#### Dataset rows ####
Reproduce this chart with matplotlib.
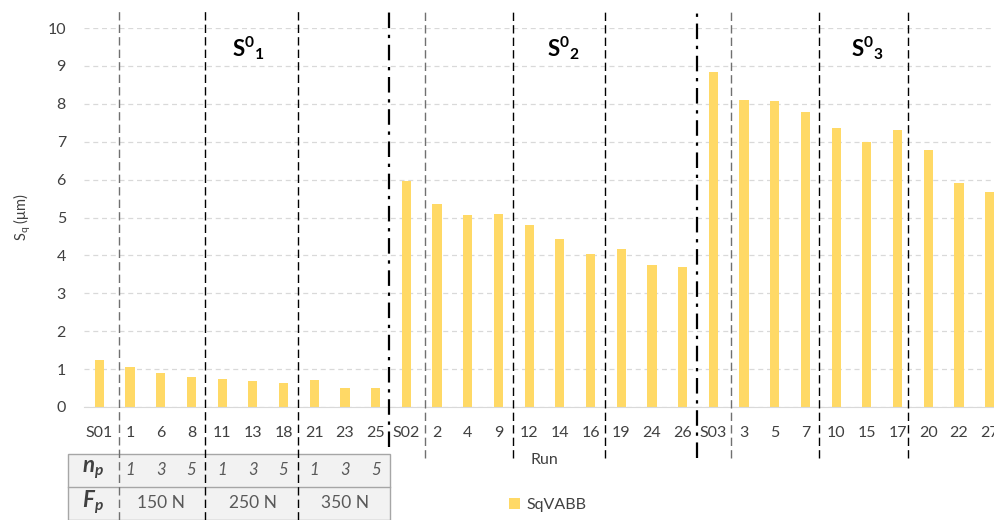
import matplotlib
matplotlib.use('Agg')
import matplotlib.pyplot as plt
from matplotlib.patches import Rectangle
from matplotlib.transforms import blended_transform_factory

plt.rcParams['font.family'] = ['Lato', 'DejaVu Sans']
plt.rcParams['mathtext.fontset'] = 'custom'
plt.rcParams['mathtext.rm'] = 'Lato'
plt.rcParams['mathtext.bf'] = 'Lato:bold'
plt.rcParams['mathtext.it'] = 'Lato:italic'
plt.rcParams['mathtext.bfit'] = 'Lato:bold:italic'

# data
runs = ['S01', '1', '6', '8', '11', '13', '18', '21', '23', '25',
        'S02', '2', '4', '9', '12', '14', '16', '19', '24', '26',
        'S03', '3', '5', '7', '10', '15', '17', '20', '22', '27']
sq = [1.24, 1.05, 0.90, 0.79, 0.74, 0.69, 0.63, 0.71, 0.50, 0.50,
      5.96, 5.36, 5.07, 5.09, 4.79, 4.44, 4.05, 4.18, 3.74, 3.69,
      8.84, 8.10, 8.07, 7.78, 7.36, 6.99, 7.31, 6.78, 5.91, 5.67]
n_p = ['1', '3', '5'] * 3
f_p = ['150 N', '250 N', '350 N']
groups = [r'$\mathbf{S^{0}{}_{1}}$', r'$\mathbf{S^{0}{}_{2}}$', r'$\mathbf{S^{0}{}_{3}}$']

W, H = 995, 520
fig = plt.figure(figsize=(W / 100, H / 100), dpi=100)
ax = fig.add_axes([84 / W, 1 - 407 / H, 921 / W, 379 / H])

bars = ax.bar(range(len(runs)), sq, width=0.3, color='#FFD966', label='SqVABB', zorder=3)

ax.set_xlim(-0.5, len(runs) - 0.5)
ax.set_ylim(0, 10)
ax.set_yticks(range(0, 11))
ax.set_xticks(range(len(runs)))
ax.set_xticklabels(runs)
ax.tick_params(length=0, labelsize=11.5, colors='#404040')
ax.tick_params(axis='x', pad=14)
ax.tick_params(axis='y', pad=13)
ax.grid(axis='y', color='#d9d9d9', linestyle=(0, (4, 3)), linewidth=0.9, zorder=0)
for s in ['top', 'right', 'left']:
    ax.spines[s].set_visible(False)
ax.spines['bottom'].set_color('#d9d9d9')
ax.spines['bottom'].set_zorder(4)
ax.set_ylabel('S$_\\mathregular{q}$ (μm)', fontsize=10.5, color='#404040', labelpad=10)
ax.set_xlabel('Run', fontsize=11.5, color='#404040', labelpad=9)

# parameter table under the first group
ftr = fig.transFigure
tr = blended_transform_factory(ax.transData, ftr)
fig.patches.append(Rectangle((68 / W, 0), (390 - 68) / W, 1 - 454 / H, transform=ftr,
                             facecolor='#f2f2f2', edgecolor='#a6a6a6', linewidth=1, zorder=1))
fig.add_artist(plt.Line2D([68 / W, 390 / W], [1 - 487 / H] * 2, transform=ftr,
                          color='#a6a6a6', linewidth=1, zorder=2))
fig.text(93 / W, 1 - 470 / H, r'$\mathbfit{n_p}$', ha='center', va='center',
         fontsize=16, color='#404040', zorder=3)
fig.text(93 / W, 1 - 502 / H, r'$\mathbfit{F_p}$', ha='center', va='center',
         fontsize=16, color='#404040', zorder=3)
for i, v in enumerate(n_p):
    fig.text(i + 1, 1 - 470 / H, v, transform=tr, ha='center', va='center',
             fontsize=12, style='italic', color='#595959', zorder=3)
for i, v in enumerate(f_p):
    fig.text(2 + 3 * i, 1 - 503 / H, v, transform=tr, ha='center', va='center',
             fontsize=12.5, color='#595959', zorder=3)

# separators between groups
top = 1 - 11 / H
seps = [(0.65, 0.0, '#707070', 'dash'), (3.45, 0.0, 'k', 'dash'), (6.48, 0.0, 'k', 'dash'),
        (9.44, 1 - 447 / H, 'k', 'dashdot'),
        (10.61, 1 - 458 / H, '#707070', 'dash'), (13.48, 1 - 458 / H, 'k', 'dash'),
        (16.47, 1 - 458 / H, 'k', 'dash'),
        (19.47, 1 - 458 / H, 'k', 'dashdot'),
        (20.58, 1 - 458 / H, '#707070', 'dash'), (23.44, 1 - 458 / H, 'k', 'dash'),
        (26.33, 1 - 458 / H, 'k', 'dash')]
for x, y0, c, st in seps:
    ls = (0, (6, 3)) if st == 'dash' else (0, (7, 3, 1.5, 3))
    lw = 1.0 if st == 'dash' else 1.6
    fig.add_artist(plt.Line2D([x, x], [y0, top], transform=tr, color=c, linestyle=ls,
                              linewidth=lw, zorder=5))

# group labels
for gx, g in zip([4.85, 15.1, 25.0], groups):
    ax.text(gx, 9.47, g, ha='center', va='center', fontsize=16, color='black')

fig.legend(handles=[bars], labels=['SqVABB'], loc='center',
           bbox_to_anchor=(548 / W, 1 - 505 / H), frameon=False, fontsize=11.5,
           handlelength=0.7, handleheight=0.7, handletextpad=0.4, labelcolor='#404040')

fig.savefig('out.png', dpi=100)
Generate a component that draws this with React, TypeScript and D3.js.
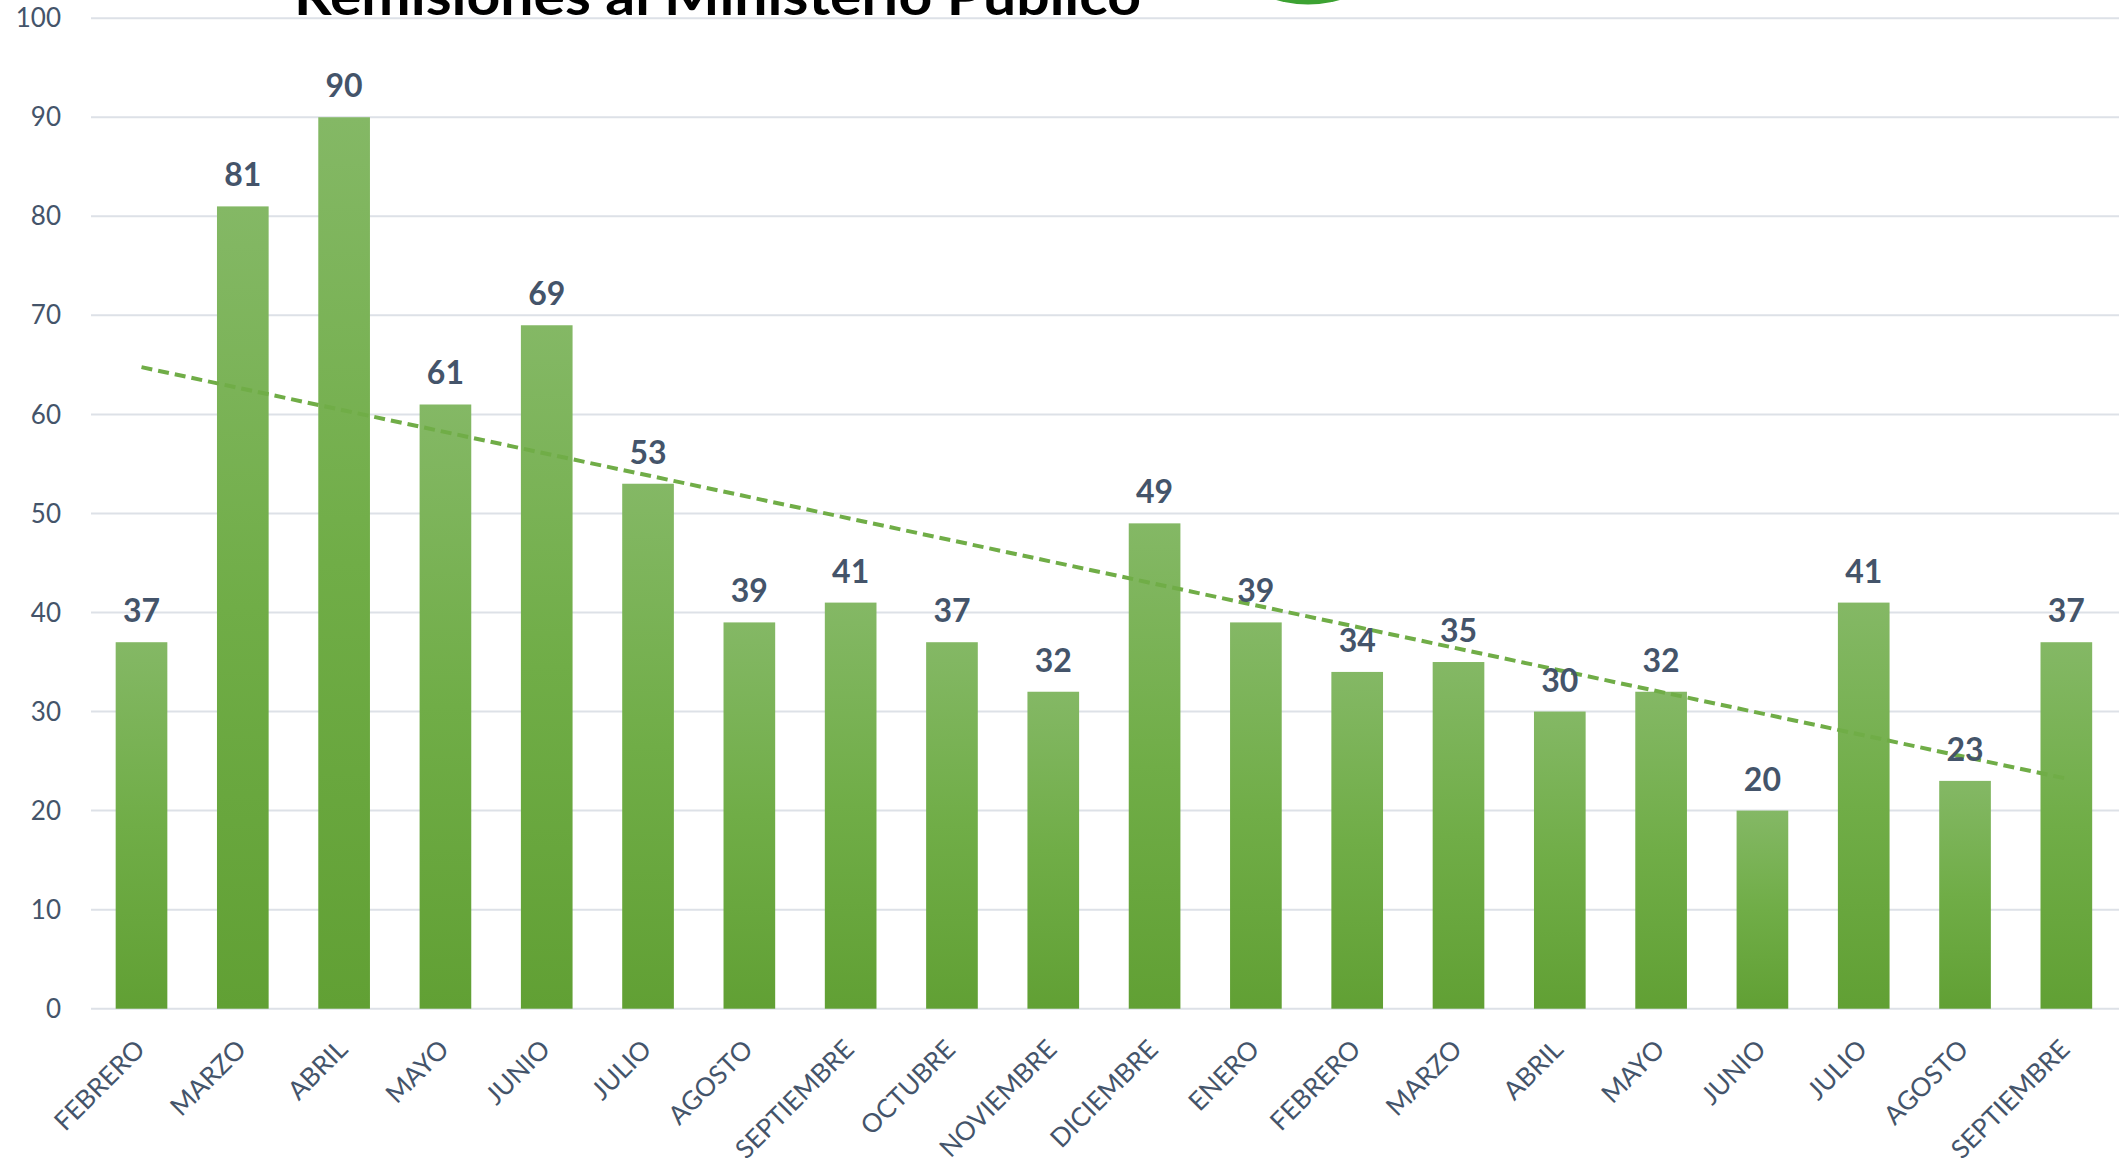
####
__Description of the task__:
Return the lines exactly as they stand, from the start of the entries through the line holding "color='#FFD966', label='SqVABB', zorder=3)"; omit the pictures.

__Exercise output__:
Reproduce this chart with matplotlib.
import matplotlib
matplotlib.use('Agg')
import matplotlib.pyplot as plt
from matplotlib.patches import Rectangle
from matplotlib.transforms import blended_transform_factory

plt.rcParams['font.family'] = ['Lato', 'DejaVu Sans']
plt.rcParams['mathtext.fontset'] = 'custom'
plt.rcParams['mathtext.rm'] = 'Lato'
plt.rcParams['mathtext.bf'] = 'Lato:bold'
plt.rcParams['mathtext.it'] = 'Lato:italic'
plt.rcParams['mathtext.bfit'] = 'Lato:bold:italic'

# data
runs = ['S01', '1', '6', '8', '11', '13', '18', '21', '23', '25',
        'S02', '2', '4', '9', '12', '14', '16', '19', '24', '26',
        'S03', '3', '5', '7', '10', '15', '17', '20', '22', '27']
sq = [1.24, 1.05, 0.90, 0.79, 0.74, 0.69, 0.63, 0.71, 0.50, 0.50,
      5.96, 5.36, 5.07, 5.09, 4.79, 4.44, 4.05, 4.18, 3.74, 3.69,
      8.84, 8.10, 8.07, 7.78, 7.36, 6.99, 7.31, 6.78, 5.91, 5.67]
n_p = ['1', '3', '5'] * 3
f_p = ['150 N', '250 N', '350 N']
groups = [r'$\mathbf{S^{0}{}_{1}}$', r'$\mathbf{S^{0}{}_{2}}$', r'$\mathbf{S^{0}{}_{3}}$']

W, H = 995, 520
fig = plt.figure(figsize=(W / 100, H / 100), dpi=100)
ax = fig.add_axes([84 / W, 1 - 407 / H, 921 / W, 379 / H])

bars = ax.bar(range(len(runs)), sq, width=0.3, color='#FFD966', label='SqVABB', zorder=3)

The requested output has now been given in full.